=== Information shown ===
+--
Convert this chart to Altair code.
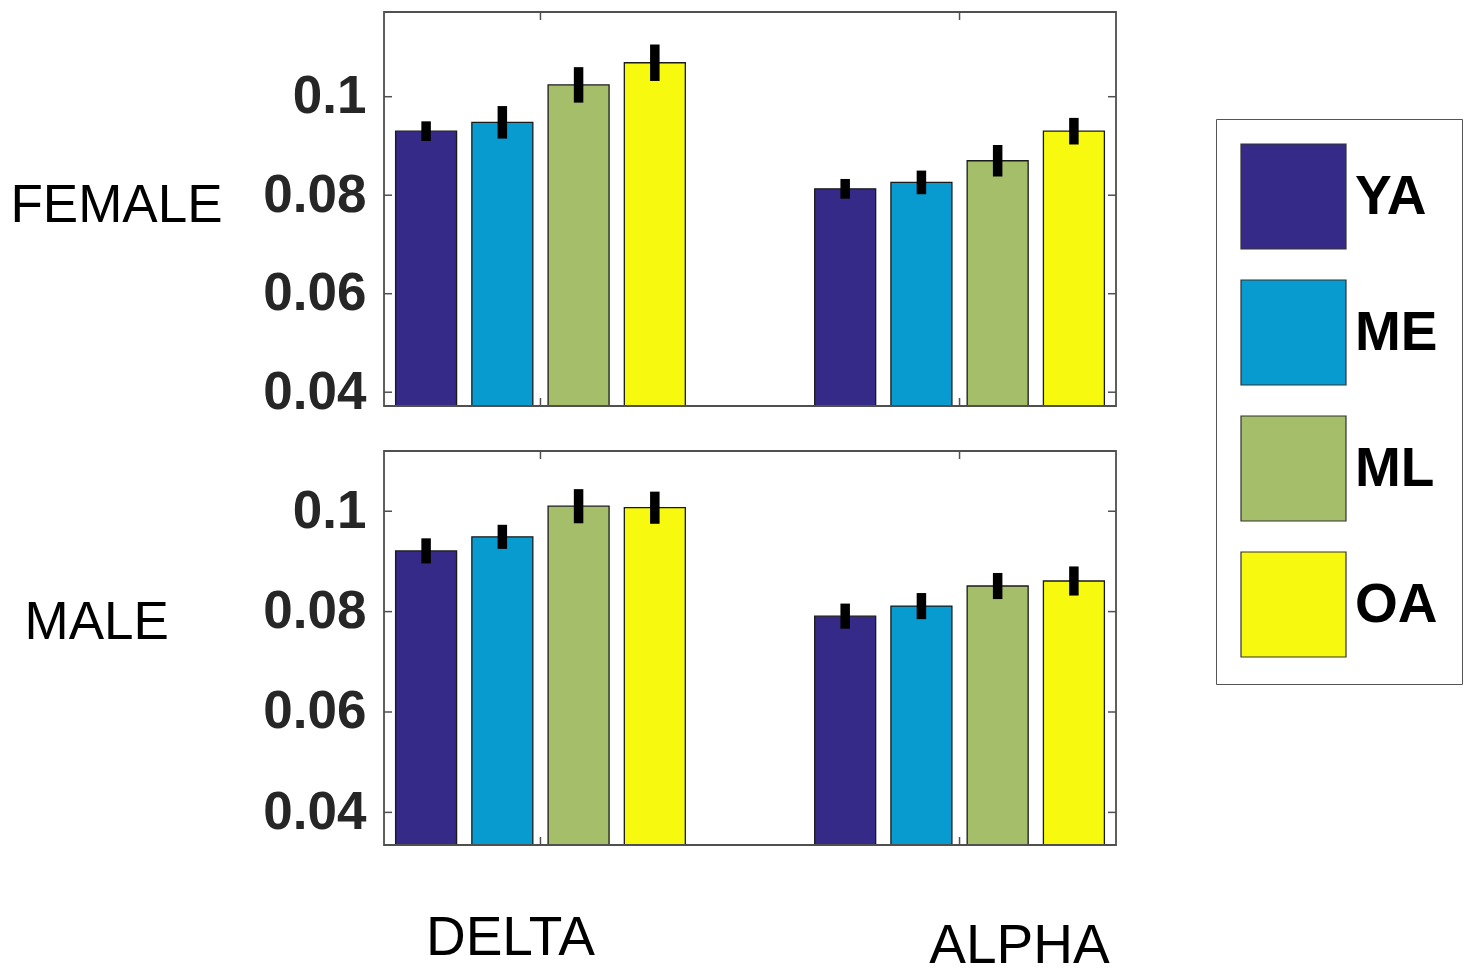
import altair as alt
import pandas as pd

# Groups, age classes and colours
bands = ["DELTA", "ALPHA"]
ages = ["YA", "ME", "ML", "OA"]
age_colors = ["#352A87", "#079BCF", "#A5BE6A", "#F7F90E"]

# Mean relative power and error per band / age class
female_delta_mean = [0.0930, 0.0948, 0.1024, 0.1069]
female_delta_err = [0.0020, 0.0033, 0.0036, 0.0037]
female_alpha_mean = [0.0813, 0.0826, 0.0870, 0.0930]
female_alpha_err = [0.0020, 0.0024, 0.0032, 0.0027]
male_delta_mean = [0.0921, 0.0949, 0.1010, 0.1007]
male_delta_err = [0.0025, 0.0024, 0.0034, 0.0032]
male_alpha_mean = [0.0791, 0.0811, 0.0851, 0.0861]
male_alpha_err = [0.0025, 0.0026, 0.0026, 0.0029]

y_ticks = [0.04, 0.06, 0.08, 0.1]

FONT = "Liberation Sans"
FRAME = "#505050"
W, H = 732, 394
TICK = 8

rows = []
for sex, series in [
    ("FEMALE", [(female_delta_mean, female_delta_err), (female_alpha_mean, female_alpha_err)]),
    ("MALE", [(male_delta_mean, male_delta_err), (male_alpha_mean, male_alpha_err)]),
]:
    for band, (means, errs) in zip(bands, series):
        for age, m, e in zip(ages, means, errs):
            rows.append({"sex": sex, "band": band, "age": age, "value": m, "err": e})
df = pd.DataFrame(rows)
ticks_df = pd.DataFrame({"tick": y_ticks})
bands_df = pd.DataFrame({"band": bands})
box_df = pd.DataFrame({"box": [0]})

x_scale = alt.Scale(domain=bands, paddingInner=0.2723, paddingOuter=0.0095)
xo_scale = alt.Scale(domain=ages, paddingInner=0.2, paddingOuter=0.1)

legend = alt.Legend(
    orient="none", legendX=832, legendY=107, title=None,
    symbolType="square", symbolSize=11025, symbolStrokeColor="#333333",
    symbolStrokeWidth=1.2, labelFontSize=55, labelFontWeight="bold",
    labelFont=FONT, labelColor="black", labelOffset=8, rowPadding=25,
    padding=24, strokeColor="#555555", direction="vertical",
)


def panel(sex, domain, title_x, title_y, extra=None):
    y_scale = alt.Scale(domain=domain, nice=False, zero=False)
    y_axis = alt.Axis(
        values=y_ticks, format="~g", ticks=False, tickSize=0, domain=False,
        grid=False, labelPadding=18, labelFontSize=53, labelFontWeight="bold",
        labelColor="#262626", labelFont=FONT, title=sex, titleAngle=0,
        titleAlign="left", titleBaseline="middle", titleX=title_x,
        titleY=title_y, titleFontSize=53, titleFontWeight="normal",
        titleColor="black", titleFont=FONT,
    )
    x = alt.X("band:N", scale=x_scale, axis=None)
    xo = alt.XOffset("age:N", scale=xo_scale)
    base = alt.Chart(df).transform_filter(alt.datum.sex == sex)

    bars = base.mark_bar(clip=True, stroke="#1a1a1a", strokeWidth=1.3).encode(
        x=x, xOffset=xo,
        y=alt.Y("value:Q", scale=y_scale, axis=y_axis),
        color=alt.Color("age:N", scale=alt.Scale(domain=ages, range=age_colors), legend=legend),
    )
    errs = base.transform_calculate(
        lo="datum.value - datum.err", hi="datum.value + datum.err"
    ).mark_rule(color="black", strokeWidth=9.5).encode(
        x=x, xOffset=xo,
        y=alt.Y("lo:Q", scale=y_scale, axis=y_axis), y2="hi:Q",
    )
    # axes box
    frame = alt.Chart(box_df).mark_rect(
        filled=False, stroke=FRAME, strokeWidth=1.8
    ).encode(x=alt.value(0), x2=alt.value(W), y=alt.value(0), y2=alt.value(H))
    # inward tick marks on all four sides of the box
    left_ticks = alt.Chart(ticks_df).mark_rule(color=FRAME, strokeWidth=1.5).encode(
        y=alt.Y("tick:Q", scale=y_scale, axis=y_axis),
        x=alt.value(0), x2=alt.value(TICK),
    )
    right_ticks = alt.Chart(ticks_df).mark_rule(color=FRAME, strokeWidth=1.5).encode(
        y=alt.Y("tick:Q", scale=y_scale, axis=y_axis),
        x=alt.value(W - TICK), x2=alt.value(W),
    )
    top_ticks = alt.Chart(bands_df).mark_rule(color=FRAME, strokeWidth=1.5).encode(
        x=alt.X("band:N", scale=x_scale, axis=None),
        y=alt.value(0), y2=alt.value(TICK),
    )
    bottom_ticks = alt.Chart(bands_df).mark_rule(color=FRAME, strokeWidth=1.5).encode(
        x=alt.X("band:N", scale=x_scale, axis=None),
        y=alt.value(H - TICK), y2=alt.value(H),
    )
    layers = [bars, errs, frame, left_ticks, right_ticks, top_ticks, bottom_ticks]
    if extra:
        layers += extra
    return alt.layer(*layers).properties(width=W, height=H)


def band_label(name, dx, dy):
    return alt.Chart(pd.DataFrame({"band": [name]})).mark_text(
        font=FONT, fontSize=55, color="black", dx=dx, dy=dy, baseline="alphabetic"
    ).encode(
        x=alt.X("band:N", scale=x_scale, axis=None),
        y=alt.value(H),
        text="band:N",
    )


top = panel("FEMALE", [0.0372, 0.1172], -374, 193)
bottom = panel(
    "MALE", [0.0335, 0.1120], -360, 171,
    extra=[band_label("DELTA", -30, 110), band_label("ALPHA", 60, 118)],
)

chart = alt.vconcat(top, bottom, spacing=45, bounds="flush").properties(
    padding={"left": 9, "top": 10, "right": 4, "bottom": 0}
).configure_view(stroke=FRAME, strokeWidth=1.5).configure(background="white")

chart.save("out.html", embed_options={"renderer": "svg", "actions": False})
+--
Reproduce the material above verbatim; omit every picture.

Convert this chart to Altair code.
import altair as alt
import pandas as pd

# Groups, age classes and colours
bands = ["DELTA", "ALPHA"]
ages = ["YA", "ME", "ML", "OA"]
age_colors = ["#352A87", "#079BCF", "#A5BE6A", "#F7F90E"]

# Mean relative power and error per band / age class
female_delta_mean = [0.0930, 0.0948, 0.1024, 0.1069]
female_delta_err = [0.0020, 0.0033, 0.0036, 0.0037]
female_alpha_mean = [0.0813, 0.0826, 0.0870, 0.0930]
female_alpha_err = [0.0020, 0.0024, 0.0032, 0.0027]
male_delta_mean = [0.0921, 0.0949, 0.1010, 0.1007]
male_delta_err = [0.0025, 0.0024, 0.0034, 0.0032]
male_alpha_mean = [0.0791, 0.0811, 0.0851, 0.0861]
male_alpha_err = [0.0025, 0.0026, 0.0026, 0.0029]

y_ticks = [0.04, 0.06, 0.08, 0.1]

FONT = "Liberation Sans"
FRAME = "#505050"
W, H = 732, 394
TICK = 8

rows = []
for sex, series in [
    ("FEMALE", [(female_delta_mean, female_delta_err), (female_alpha_mean, female_alpha_err)]),
    ("MALE", [(male_delta_mean, male_delta_err), (male_alpha_mean, male_alpha_err)]),
]:
    for band, (means, errs) in zip(bands, series):
        for age, m, e in zip(ages, means, errs):
            rows.append({"sex": sex, "band": band, "age": age, "value": m, "err": e})
df = pd.DataFrame(rows)
ticks_df = pd.DataFrame({"tick": y_ticks})
bands_df = pd.DataFrame({"band": bands})
box_df = pd.DataFrame({"box": [0]})

x_scale = alt.Scale(domain=bands, paddingInner=0.2723, paddingOuter=0.0095)
xo_scale = alt.Scale(domain=ages, paddingInner=0.2, paddingOuter=0.1)

legend = alt.Legend(
    orient="none", legendX=832, legendY=107, title=None,
    symbolType="square", symbolSize=11025, symbolStrokeColor="#333333",
    symbolStrokeWidth=1.2, labelFontSize=55, labelFontWeight="bold",
    labelFont=FONT, labelColor="black", labelOffset=8, rowPadding=25,
    padding=24, strokeColor="#555555", direction="vertical",
)


def panel(sex, domain, title_x, title_y, extra=None):
    y_scale = alt.Scale(domain=domain, nice=False, zero=False)
    y_axis = alt.Axis(
        values=y_ticks, format="~g", ticks=False, tickSize=0, domain=False,
        grid=False, labelPadding=18, labelFontSize=53, labelFontWeight="bold",
        labelColor="#262626", labelFont=FONT, title=sex, titleAngle=0,
        titleAlign="left", titleBaseline="middle", titleX=title_x,
        titleY=title_y, titleFontSize=53, titleFontWeight="normal",
        titleColor="black", titleFont=FONT,
    )
    x = alt.X("band:N", scale=x_scale, axis=None)
    xo = alt.XOffset("age:N", scale=xo_scale)
    base = alt.Chart(df).transform_filter(alt.datum.sex == sex)

    bars = base.mark_bar(clip=True, stroke="#1a1a1a", strokeWidth=1.3).encode(
        x=x, xOffset=xo,
        y=alt.Y("value:Q", scale=y_scale, axis=y_axis),
        color=alt.Color("age:N", scale=alt.Scale(domain=ages, range=age_colors), legend=legend),
    )
    errs = base.transform_calculate(
        lo="datum.value - datum.err", hi="datum.value + datum.err"
    ).mark_rule(color="black", strokeWidth=9.5).encode(
        x=x, xOffset=xo,
        y=alt.Y("lo:Q", scale=y_scale, axis=y_axis), y2="hi:Q",
    )
    # axes box
    frame = alt.Chart(box_df).mark_rect(
        filled=False, stroke=FRAME, strokeWidth=1.8
    ).encode(x=alt.value(0), x2=alt.value(W), y=alt.value(0), y2=alt.value(H))
    # inward tick marks on all four sides of the box
    left_ticks = alt.Chart(ticks_df).mark_rule(color=FRAME, strokeWidth=1.5).encode(
        y=alt.Y("tick:Q", scale=y_scale, axis=y_axis),
        x=alt.value(0), x2=alt.value(TICK),
    )
    right_ticks = alt.Chart(ticks_df).mark_rule(color=FRAME, strokeWidth=1.5).encode(
        y=alt.Y("tick:Q", scale=y_scale, axis=y_axis),
        x=alt.value(W - TICK), x2=alt.value(W),
    )
    top_ticks = alt.Chart(bands_df).mark_rule(color=FRAME, strokeWidth=1.5).encode(
        x=alt.X("band:N", scale=x_scale, axis=None),
        y=alt.value(0), y2=alt.value(TICK),
    )
    bottom_ticks = alt.Chart(bands_df).mark_rule(color=FRAME, strokeWidth=1.5).encode(
        x=alt.X("band:N", scale=x_scale, axis=None),
        y=alt.value(H - TICK), y2=alt.value(H),
    )
    layers = [bars, errs, frame, left_ticks, right_ticks, top_ticks, bottom_ticks]
    if extra:
        layers += extra
    return alt.layer(*layers).properties(width=W, height=H)


def band_label(name, dx, dy):
    return alt.Chart(pd.DataFrame({"band": [name]})).mark_text(
        font=FONT, fontSize=55, color="black", dx=dx, dy=dy, baseline="alphabetic"
    ).encode(
        x=alt.X("band:N", scale=x_scale, axis=None),
        y=alt.value(H),
        text="band:N",
    )


top = panel("FEMALE", [0.0372, 0.1172], -374, 193)
bottom = panel(
    "MALE", [0.0335, 0.1120], -360, 171,
    extra=[band_label("DELTA", -30, 110), band_label("ALPHA", 60, 118)],
)

chart = alt.vconcat(top, bottom, spacing=45, bounds="flush").properties(
    padding={"left": 9, "top": 10, "right": 4, "bottom": 0}
).configure_view(stroke=FRAME, strokeWidth=1.5).configure(background="white")

chart.save("out.html", embed_options={"renderer": "svg", "actions": False})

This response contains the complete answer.